5 Tips on How to Grow Your Personal Network

February 2, 2020

As you’re poker player, you’re probably used to sitting hours in front of your computer screen staring at numbers and cards. It takes a certain kind of introverted personality to be able to endure that. 

Even if you’re a very social guy online, chatting up all the poker players in the Skype group chats. Starting conversations with “real” people is a different challenge. 

As a starting entrepreneur you can never know enough people. Your inner circle might already be dried up, as it’s a great idea to involve friends in your business. Read here 3 reasons why this is a good idea. So you might want to “get out there”, meet new people and make new connections. Even if that makes you feel uncomfortable your first few tries. It’s time to step out of your comfort zone with the following list and start to grow your personal network.

grow your network
Photo by Jacek Dylag from Unsplash

Grow your network with these 5 tricks

  1. Join a startup accelerator
    There are plenty of startup accelerators out there. Over the last 10 years the accelerator programs popped out of the ground like mushrooms. Some general programs, while others take a more vertical approach into certain industries like fintech, ecommerce, IoT, healthcare. 

    Check which one is the most relevant for your business. If you’re passed the stage of acceleration, you can offer to become a mentor (like I did) or give a talk about your entrepreneurial story, your biggest mistakes or your experience as an entrepreneur. Don’t forget to connect with the attendees afterwards. 

    Don’t hide that you were a poker player before. Say it with pride! I’ve noticed that in business, people respect professional poker more than in other fields. I have a hunch that entrepreneurs can relate to the struggles of stress, bankroll management and optimizing performance more than others.

  2. Enter a startup competition
    I’d argue that joining startup competitions is a waste of time, but it can never hurt to practice a pitch. After all, practice makes perfect, which each pitch you will learn something. 

    Additionally, it can open your network to new connections; fellow participants do not have to be your rivals in the business world. They can make great partners if you add them to your personal network, as you’re both in the same boat. Try to connect to the jury of events, they might be helpful in the future outside of the competition itself. Startup competitions can be good, but balance your time between applying for them and actually managing your business well. 

    Don’t underestimate pitching, it’s an important skill to develop. Whether you’re doing presentations, pitching investors or even pitching sales. You’ll need to develop this skill if you’re running a business, so might as well throw yourself into the deep water and start doing it!
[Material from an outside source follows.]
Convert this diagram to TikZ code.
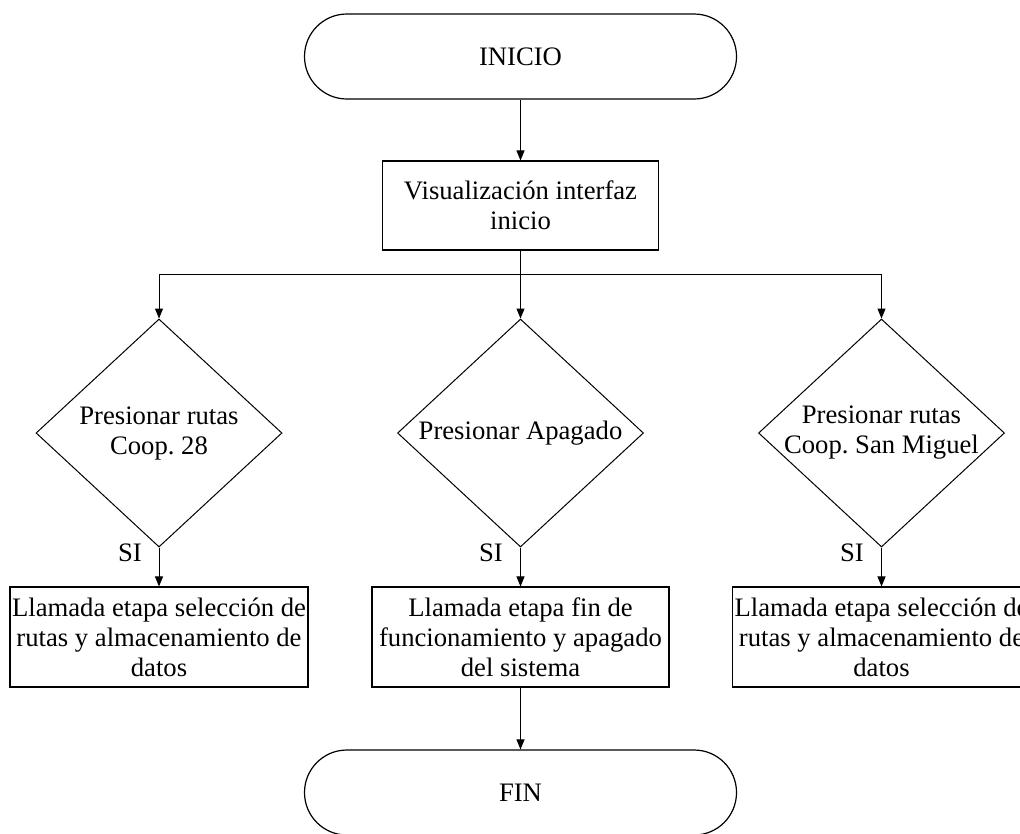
\documentclass[tikz,border=0pt]{standalone}
\usepackage{fontspec}
\setmainfont{Liberation Serif}
\usetikzlibrary{arrows.meta,shapes.geometric}
\frenchspacing

\begin{document}
\begin{tikzpicture}[x=0.75pt,y=-0.75pt,
  every node/.style={font=\fontsize{20}{22.5}\selectfont},
  terminal/.style={draw, line width=0.9pt, rounded corners=31.8pt,
    minimum width=324pt, minimum height=63.75pt, inner sep=0pt},
  procbox/.style={draw, line width=0.8pt, align=center, inner sep=0pt},
  decision/.style={draw, diamond, line width=0.75pt, inner sep=0pt,
    minimum width=184.5pt, minimum height=171pt},
  dtext/.style={align=center, inner sep=0pt},
  arr/.style={-{Triangle[length=7.5pt,width=6pt]}, line width=0.75pt},
  conn/.style={line width=0.75pt}]

\useasboundingbox (0,0) rectangle (1020,833);
\clip (0,0) rectangle (1020,833);

% start and end terminals
\node[terminal] (inicio) at (520.5,56.5) {INICIO};
\node[terminal] (fin) at (520.5,792.5) {FIN};

% first process
\node[procbox, minimum width=207pt, minimum height=66.75pt] (vis) at (520.5,205.5)
  {Visualización interfaz\\inicio};

% decisions
\node[decision] (d1) at (159,433) {};
\node[decision] (d2) at (520.5,433) {};
\node[decision] (d3) at (881.5,433) {};
\node[dtext] (t1) at (d1) {Presionar rutas\\Coop. 28};
\node[dtext] (t2) at (d2) {Presionar Apagado};
\node[dtext] (t3) at (d3) {Presionar rutas\\Coop. San Miguel};

% actions
\node[procbox, minimum width=223.5pt, minimum height=75pt] (b1) at (159,637)
  {Llamada etapa selección de\\rutas y almacenamiento de\\datos};
\node[procbox, minimum width=222.75pt, minimum height=75pt] (b2) at (520.5,637)
  {Llamada etapa fin de\\funcionamiento y apagado\\del sistema};
\node[procbox, minimum width=223.5pt, minimum height=75pt] (b3) at (881.5,637)
  {Llamada etapa selección de\\rutas y almacenamiento de\\datos};

% branch labels
\node[anchor=east, inner sep=0pt] (si1) at (142,553) {SI};
\node[anchor=east, inner sep=0pt] (si2) at (503,553) {SI};
\node[anchor=east, inner sep=0pt] (si3) at (864,553) {SI};

% connectors
\coordinate (split) at (520.5,274);
\draw[arr] (inicio.south) -- (vis.north);
\draw[conn] (vis.south) -- (split);
\draw[arr] (split) -| (d1.north);
\draw[arr] (split) -- (d2.north);
\draw[arr] (split) -| (d3.north);
\draw[arr] (d1.south) -- (b1.north);
\draw[arr] (d2.south) -- (b2.north);
\draw[arr] (d3.south) -- (b3.north);
\draw[arr] (b2.south) -- (fin.north);
\end{tikzpicture}
\end{document}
  3. Work from a co-working space
    Usually you will find entrepreneurial and like-minded people that are gathered in a co-working space. Don’t hesitate to take a walk around the building and introduce yourself or genuinely ask what their business is about. People will definitely appreciate that and take the time to explain.

    Also, next time they need something or come across something that’s related to your business, they’ll surely think of you. Growing your network doesn’t mean you have to be close with everyone. You just need people to know who you are and what you can offer.

    A few platforms that help you find a co-working space near you: workfrom.co, coworkingnomads.com, deskbookers.com.

    I’ve worked from co-working spaces around the world and there is a lot of variance in the quality and people that are there. My last co-working space in Rotterdam (42Workspace) is focussed on tech startups. Exactly the type of entrepreneurs I want to be in touch with, so it was the perfect location to run my business from. So do some due diligence before going there. Or try it out with a day-pass so you can scout the talent that is there.

  4. Cold outreach
    If you’re not much of a socializer or networker, you can always take the online route. 

    Don’t be afraid to do cold outreach to people who might have something of value for you or people that you can offer something. If you’re in poker related Skype groups you can start one on one conversations with members in the group and start to grow your online network.

    A good medium for this can be LinkedIn. Want to know more about how to write a cold message that will get a reply instantly? Get in touch: www.rocketfuelcollective.com/contact.

  5. Join relevant social media groups
    Whether you’re working from home, from an office or remotely, social media groups are always a great source for getting to know like-minded people. Facebook groups or LinkedIn groups are both a good start to grow your online network. Make sure you join the groups relevant to you or your business. And don’t be afraid to attend a social event if the group organises something!

Do you have a poker network?

Your network in the poker community is very valuable if you’re planning to start a business. Usually they are high net-worth individuals, willing to place a bet. This can come in handy if you’re getting ready to fundraise or if you have your eye on a profitable investment. A few of my poker friends invested in my startup plans.

But money isn’t the only reason why your network of poker players is valuable. They are usually analytical people, not scared to voice their opinion if they believe a strategy is bad. Make use of this by discussing your ideas and business plans with your poker peers. You’ll receive valuable feedback and potential new ideas to grow your business faster. I always discuss my plans with my poker buddies and it has helped me greatly on my journey.

It may sound cheesy, but your network is your net-worth and who you know matters. So start connecting!